═════ Supplied records

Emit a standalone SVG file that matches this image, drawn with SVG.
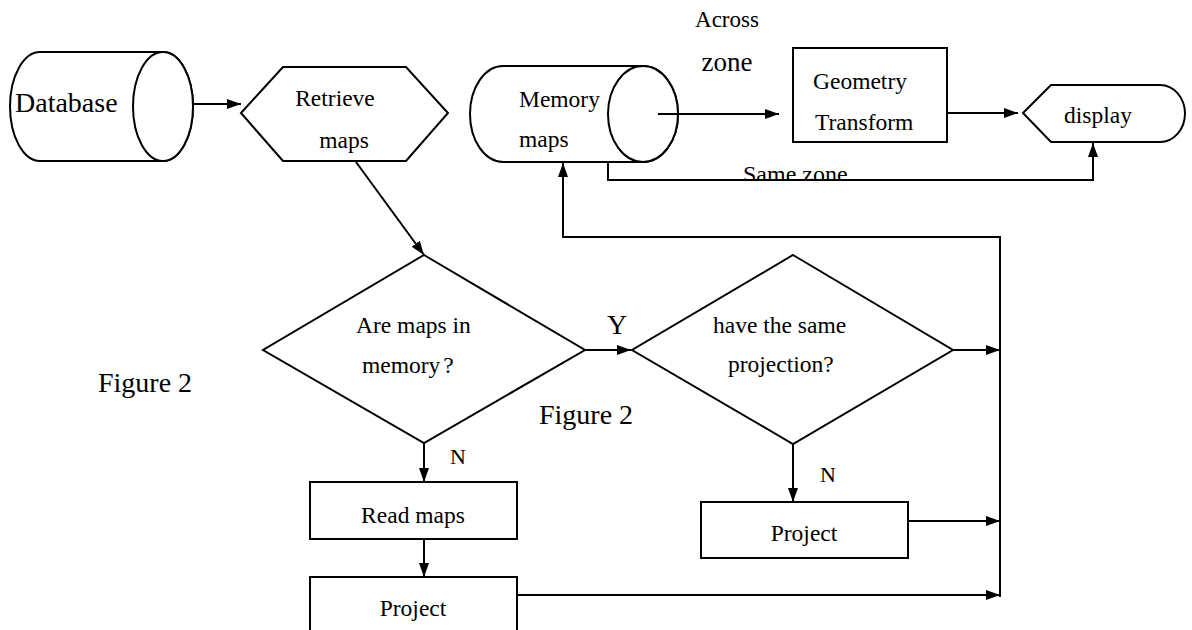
<svg xmlns="http://www.w3.org/2000/svg" width="1192" height="630" viewBox="0 0 1192 630" font-family="'Liberation Serif', 'Times New Roman', 'DejaVu Serif', serif">
<style>
.s{fill:#fff;stroke:#000;stroke-width:2}
.c{fill:none;stroke:#000;stroke-width:2}
text{font-family:'Liberation Serif','Times New Roman','DejaVu Serif',serif;fill:#000;font-size:23.5px}
.m{text-anchor:middle}
</style>
<defs>
<marker id="ah" markerUnits="userSpaceOnUse" markerWidth="15" markerHeight="11" refX="14" refY="5" orient="auto">
<path d="M0,0 L14,5 L0,10 Z" fill="#000"/>
</marker>
<clipPath id="clipSame"><rect x="700" y="150" width="200" height="30.5"/></clipPath>
</defs>
<rect width="1192" height="630" fill="#fff"/>

<g id="database">
<path class="s" d="M40,52 L163,52 A30,54.5 0 0 1 163,161 L40,161 A30,54.5 0 0 1 40,52 Z"/>
<ellipse class="s" cx="163" cy="106.5" rx="30" ry="54.5"/>
<text x="15" y="112" style="font-size:28px">Database</text>
</g>

<g id="retrieve">
<polygon class="s" points="241,113 283,67 406,67 448,113 406,161 283,161"/>
<text class="m" x="335" y="106">Retrieve</text>
<text class="m" x="344" y="148">maps</text>
</g>

<g id="memory">
<path class="s" d="M503,66 L643,66 A35,48 0 0 1 643,162 L503,162 A33,48 0 0 1 503,66 Z"/>
<ellipse class="s" cx="643" cy="114" rx="35" ry="48"/>
<text x="519" y="107">Memory</text>
<text x="519" y="147">maps</text>
</g>

<g id="geometry">
<rect class="s" x="793" y="48" width="154" height="94"/>
<text x="813" y="89">Geometry</text>
<text x="815" y="130">Transform</text>
</g>

<g id="display">
<path class="s" d="M1023,113 L1051,85 L1160,85 A25,28.5 0 0 1 1160,142 L1051,142 Z"/>
<text x="1064" y="123">display</text>
</g>

<g id="decision1">
<polygon class="s" points="424,255 585,350 424,443 263,350"/>
<text x="356" y="333">Are maps in</text>
<text x="362" y="373">memory<tspan dx="3">?</tspan></text>
</g>

<g id="decision2">
<polygon class="s" points="793,255 953,350 793,444 632,350"/>
<text x="713" y="333">have the same</text>
<text x="728" y="372">projection?</text>
</g>

<g id="readmaps">
<rect class="s" x="310" y="482" width="207" height="57"/>
<text class="m" x="413" y="523">Read maps</text>
</g>

<g id="project1">
<rect class="s" x="310" y="577" width="207" height="70"/>
<text class="m" x="413" y="616">Project</text>
</g>

<g id="project2">
<rect class="s" x="701" y="502" width="207" height="56"/>
<text class="m" x="804" y="541">Project</text>
</g>

<g id="connectors">
<line class="c" x1="193" y1="104" x2="241" y2="104" marker-end="url(#ah)"/>
<line class="c" x1="658" y1="114" x2="779" y2="114" marker-end="url(#ah)"/>
<line class="c" x1="947" y1="113" x2="1018" y2="113" marker-end="url(#ah)"/>
<path class="c" d="M608,162 L608,180 L1093,180 L1093,143" marker-end="url(#ah)"/>
<path class="c" d="M1000,597 L1000,237 L563,237 L563,163" marker-end="url(#ah)"/>
<line class="c" x1="356" y1="162" x2="424" y2="255" marker-end="url(#ah)"/>
<line class="c" x1="585" y1="350" x2="631" y2="350" marker-end="url(#ah)"/>
<line class="c" x1="953" y1="350" x2="1000" y2="350" marker-end="url(#ah)"/>
<line class="c" x1="424" y1="443" x2="424" y2="482" marker-end="url(#ah)"/>
<line class="c" x1="424" y1="539" x2="424" y2="577" marker-end="url(#ah)"/>
<line class="c" x1="517" y1="595" x2="1000" y2="595" marker-end="url(#ah)"/>
<line class="c" x1="793" y1="444" x2="793" y2="502" marker-end="url(#ah)"/>
<line class="c" x1="908" y1="521" x2="1000" y2="521" marker-end="url(#ah)"/>
</g>

<g id="labels">
<text class="m" x="727" y="27" style="font-size:23px">Across</text>
<text class="m" x="727" y="71" style="font-size:27px">zone</text>
<text x="743" y="182" style="font-size:24px" clip-path="url(#clipSame)">Same zone</text>
<text x="607" y="334" style="font-size:28px">Y</text>
<text x="450" y="464" style="font-size:22px">N</text>
<text x="820" y="482" style="font-size:22px">N</text>
<text x="539" y="424" style="font-size:28px">Figure 2</text>
<text x="98" y="392" style="font-size:28px">Figure 2</text>
</g>
</svg>
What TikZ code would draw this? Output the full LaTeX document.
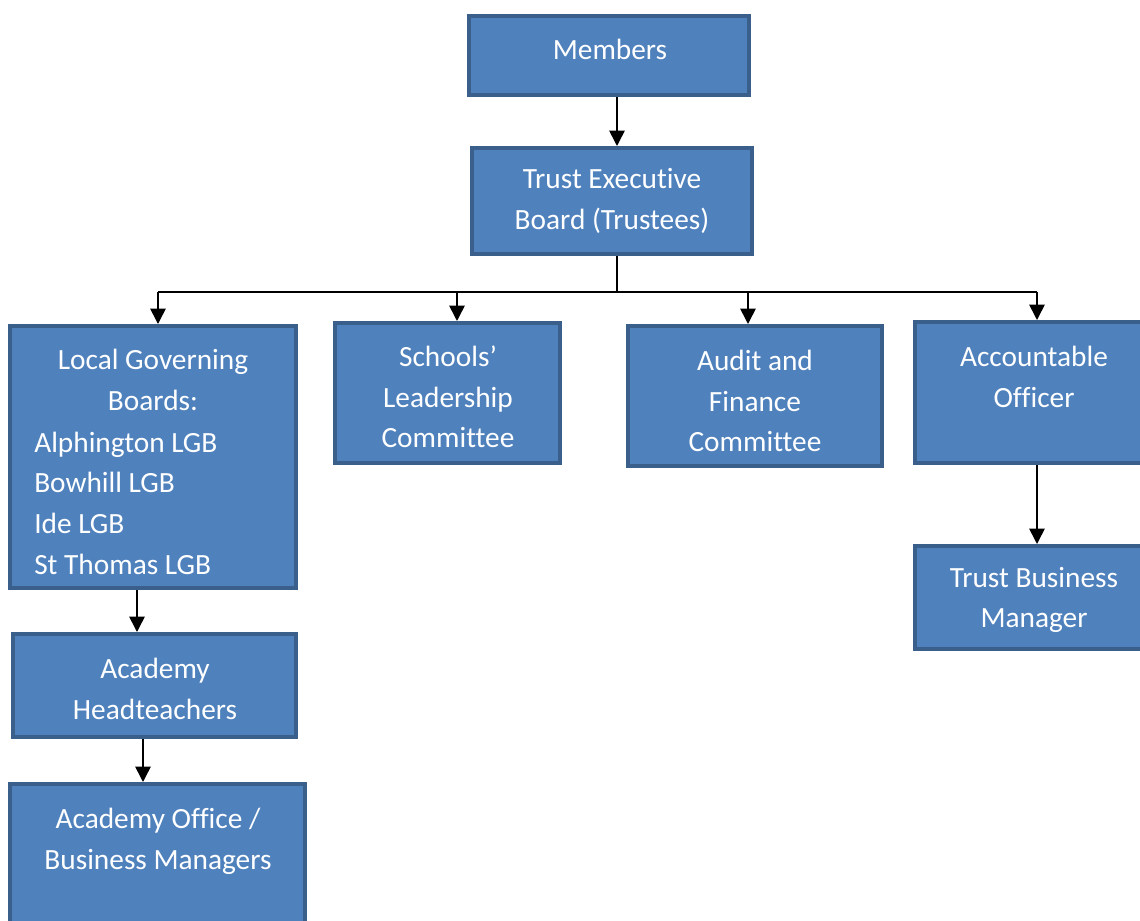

══════════

▶ **Set exercise**
Restate each of the entries above word for word and skip every image.

▶ **Correct result**
Emit a standalone SVG file that matches this image, drawn with SVG.
<svg xmlns="http://www.w3.org/2000/svg" width="1192" height="630" viewBox="0 0 1192 630" font-family="'Liberation Serif', 'Times New Roman', 'DejaVu Serif', serif">
<style>
.s{fill:#fff;stroke:#000;stroke-width:2}
.c{fill:none;stroke:#000;stroke-width:2}
text{font-family:'Liberation Serif','Times New Roman','DejaVu Serif',serif;fill:#000;font-size:23.5px}
.m{text-anchor:middle}
</style>
<defs>
<marker id="ah" markerUnits="userSpaceOnUse" markerWidth="15" markerHeight="11" refX="14" refY="5" orient="auto">
<path d="M0,0 L14,5 L0,10 Z" fill="#000"/>
</marker>
<clipPath id="clipSame"><rect x="700" y="150" width="200" height="30.5"/></clipPath>
</defs>
<rect width="1192" height="630" fill="#fff"/>

<g id="database">
<path class="s" d="M40,52 L163,52 A30,54.5 0 0 1 163,161 L40,161 A30,54.5 0 0 1 40,52 Z"/>
<ellipse class="s" cx="163" cy="106.5" rx="30" ry="54.5"/>
<text x="15" y="112" style="font-size:28px">Database</text>
</g>

<g id="retrieve">
<polygon class="s" points="241,113 283,67 406,67 448,113 406,161 283,161"/>
<text class="m" x="335" y="106">Retrieve</text>
<text class="m" x="344" y="148">maps</text>
</g>

<g id="memory">
<path class="s" d="M503,66 L643,66 A35,48 0 0 1 643,162 L503,162 A33,48 0 0 1 503,66 Z"/>
<ellipse class="s" cx="643" cy="114" rx="35" ry="48"/>
<text x="519" y="107">Memory</text>
<text x="519" y="147">maps</text>
</g>

<g id="geometry">
<rect class="s" x="793" y="48" width="154" height="94"/>
<text x="813" y="89">Geometry</text>
<text x="815" y="130">Transform</text>
</g>

<g id="display">
<path class="s" d="M1023,113 L1051,85 L1160,85 A25,28.5 0 0 1 1160,142 L1051,142 Z"/>
<text x="1064" y="123">display</text>
</g>

<g id="decision1">
<polygon class="s" points="424,255 585,350 424,443 263,350"/>
<text x="356" y="333">Are maps in</text>
<text x="362" y="373">memory<tspan dx="3">?</tspan></text>
</g>

<g id="decision2">
<polygon class="s" points="793,255 953,350 793,444 632,350"/>
<text x="713" y="333">have the same</text>
<text x="728" y="372">projection?</text>
</g>

<g id="readmaps">
<rect class="s" x="310" y="482" width="207" height="57"/>
<text class="m" x="413" y="523">Read maps</text>
</g>

<g id="project1">
<rect class="s" x="310" y="577" width="207" height="70"/>
<text class="m" x="413" y="616">Project</text>
</g>

<g id="project2">
<rect class="s" x="701" y="502" width="207" height="56"/>
<text class="m" x="804" y="541">Project</text>
</g>

<g id="connectors">
<line class="c" x1="193" y1="104" x2="241" y2="104" marker-end="url(#ah)"/>
<line class="c" x1="658" y1="114" x2="779" y2="114" marker-end="url(#ah)"/>
<line class="c" x1="947" y1="113" x2="1018" y2="113" marker-end="url(#ah)"/>
<path class="c" d="M608,162 L608,180 L1093,180 L1093,143" marker-end="url(#ah)"/>
<path class="c" d="M1000,597 L1000,237 L563,237 L563,163" marker-end="url(#ah)"/>
<line class="c" x1="356" y1="162" x2="424" y2="255" marker-end="url(#ah)"/>
<line class="c" x1="585" y1="350" x2="631" y2="350" marker-end="url(#ah)"/>
<line class="c" x1="953" y1="350" x2="1000" y2="350" marker-end="url(#ah)"/>
<line class="c" x1="424" y1="443" x2="424" y2="482" marker-end="url(#ah)"/>
<line class="c" x1="424" y1="539" x2="424" y2="577" marker-end="url(#ah)"/>
<line class="c" x1="517" y1="595" x2="1000" y2="595" marker-end="url(#ah)"/>
<line class="c" x1="793" y1="444" x2="793" y2="502" marker-end="url(#ah)"/>
<line class="c" x1="908" y1="521" x2="1000" y2="521" marker-end="url(#ah)"/>
</g>

<g id="labels">
<text class="m" x="727" y="27" style="font-size:23px">Across</text>
<text class="m" x="727" y="71" style="font-size:27px">zone</text>
<text x="743" y="182" style="font-size:24px" clip-path="url(#clipSame)">Same zone</text>
<text x="607" y="334" style="font-size:28px">Y</text>
<text x="450" y="464" style="font-size:22px">N</text>
<text x="820" y="482" style="font-size:22px">N</text>
<text x="539" y="424" style="font-size:28px">Figure 2</text>
<text x="98" y="392" style="font-size:28px">Figure 2</text>
</g>
</svg>
What TikZ code would draw this? Output the full LaTeX document.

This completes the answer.